Researchers have found a genetic variant on chromosome 5 that strongly raises the risk of congenital heart disease.
Although congenital heart disease represents the most common major birth defect, scientists have not previously identified the genes that give rise to it. Now genetics and cardiology researchers have discovered it.
"This gene, ISL1, plays a key role in regulating early cardiac development, so there is a compelling biological reason for investigating it as a genetic risk factor for CHD," said study leader Peter J. Gruber, M.D., Ph.D., a cardiothoracic surgeon and developmental biologist at The Children's Hospital of Philadelphia. Gruber collaborated with his brother, Stephen B. Gruber, M.D., Ph.D., a geneticist and epidemiologist at the University of Michigan Medical School.
The study appeared online today in the journal PLoS ONE.
CHD ranges widely in severity, from tiny holes between heart chambers that close naturally, to life-threatening abnormal structures such as hypoplastic left-heart syndrome that require a series of complicated surgeries.

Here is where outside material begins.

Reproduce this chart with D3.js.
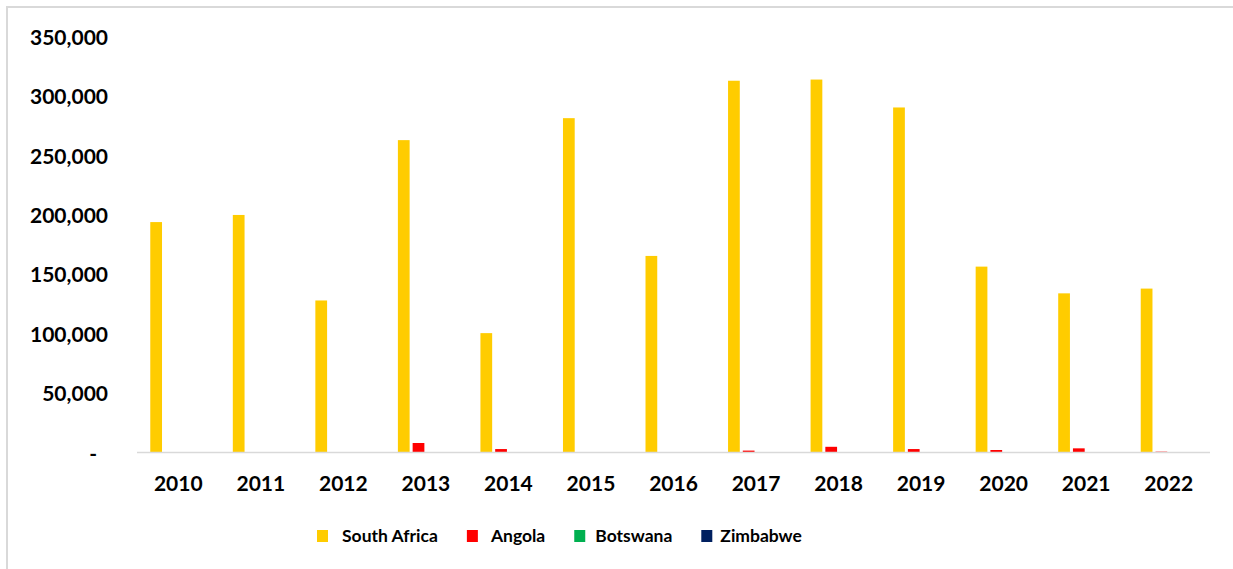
<!DOCTYPE html>
<html>
<head>
<meta charset="utf-8">
<script src="https://cdn.jsdelivr.net/npm/d3@7/dist/d3.min.js"></script>
<style>
  html, body { margin: 0; padding: 0; background: #fff; }
  svg { display: block; }
  text { font-family: Lato, "Liberation Sans", sans-serif; font-weight: bold; fill: #000; }
</style>
</head>
<body>
<svg id="chart" width="1233" height="569"></svg>
<script>
// Yearly values by country
const years = ["2010","2011","2012","2013","2014","2015","2016","2017","2018","2019","2020","2021","2022"];
const seriesNames = ["South Africa", "Angola", "Botswana", "Zimbabwe"];
const southAfrica = [194000, 200000, 128000, 263000, 100500, 281500, 165500, 313000, 314000, 290500, 156500, 134000, 138000];
const angola      = [0, 0, 0, 8000, 2900, 0, 0, 1600, 4800, 2900, 2100, 3500, 700];
const botswana    = [0, 0, 0, 0, 0, 0, 0, 0, 0, 0, 0, 0, 0];
const zimbabwe    = [0, 0, 0, 0, 0, 0, 0, 0, 0, 0, 0, 0, 0];
const yTicks = [0, 50000, 100000, 150000, 200000, 250000, 300000, 350000];
const colors = ["#FFCC00", "#FF0000", "#00B050", "#002060"];

const seriesValues = [southAfrica, angola, botswana, zimbabwe];
const rows = years.map((yr, i) => ({
  year: yr,
  values: seriesNames.map((name, s) => ({ name, value: seriesValues[s][i] }))
}));

const svg = d3.select("#chart");

// chart frame
svg.append("rect")
  .attr("x", 7).attr("y", 7)
  .attr("width", 1240).attr("height", 600)
  .attr("fill", "none")
  .attr("stroke", "#d9d9d9")
  .attr("stroke-width", 2);

const plot = { left: 137, right: 1210, top: 36.8, bottom: 452.5 };

const x0 = d3.scaleBand().domain(years).range([plot.left, plot.right]).padding(0);
const x1 = d3.scaleBand().domain(seriesNames).range([0, x0.bandwidth()])
  .paddingInner(0.204).paddingOuter(0.9);
const y = d3.scaleLinear().domain([0, 350000]).range([plot.bottom, plot.top]);
const color = d3.scaleOrdinal().domain(seriesNames).range(colors);

// bars
const groups = svg.append("g").selectAll("g")
  .data(rows).join("g")
  .attr("transform", d => `translate(${x0(d.year)},0)`);

groups.selectAll("rect")
  .data(d => d.values.filter(v => v.value > 0))
  .join("rect")
  .attr("x", d => x1(d.name))
  .attr("width", x1.bandwidth())
  .attr("y", d => y(d.value))
  .attr("height", d => y(0) - y(d.value))
  .attr("fill", d => color(d.name));

// baseline
svg.append("line")
  .attr("x1", plot.left).attr("x2", plot.right)
  .attr("y1", y(0)).attr("y2", y(0))
  .attr("stroke", "#d9d9d9").attr("stroke-width", 1.5);

// y axis labels
const fmt = d3.format(",");
const yAxis = d3.axisLeft(y).tickValues(yTicks).tickSize(0).tickPadding(0)
  .tickFormat(d => d === 0 ? "-" : fmt(d));
const yg = svg.append("g").attr("transform", "translate(108,0)").call(yAxis);
yg.select(".domain").remove();
yg.selectAll("text")
  .attr("font-size", 21)
  .attr("dy", "0.36em")
  .attr("dx", d => d === 0 ? -11 : 0);

// x axis labels
const xAxis = d3.axisBottom(x0).tickSize(0).tickPadding(0);
const xg = svg.append("g").attr("transform", `translate(0,${y(0) + 24})`).call(xAxis);
xg.select(".domain").remove();
xg.selectAll("text").attr("font-size", 21).attr("dy", "0.71em");
xg.selectAll("text").attr("y", 0);

// legend
const legend = svg.append("g").attr("transform", "translate(317,536)");
const labelGap = [25, 24, 21, 19];
let cursor = 0;
seriesNames.forEach((name, i) => {
  const item = legend.append("g").attr("transform", `translate(${cursor},0)`);
  item.append("rect")
    .attr("x", 0).attr("y", -6)
    .attr("width", 11).attr("height", 12)
    .attr("fill", colors[i]);
  const t = item.append("text")
    .attr("x", labelGap[i]).attr("y", 0).attr("dy", "0.36em")
    .attr("font-size", 17.5)
    .text(name);
  cursor += labelGap[i] + t.node().getComputedTextLength() + 29;
});
</script>
</body>
</html>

CHD can affect a variety of different structures in the heart, but the researchers decided to focus on the earliest period of the organ's development. "Instead of assuming separate genes would govern each specific defect, we formed the hypothesis that a common gene variant operates early in the biological pathway of heart formation, thus affecting multiple subtypes of congenital heart disease," said Peter Gruber.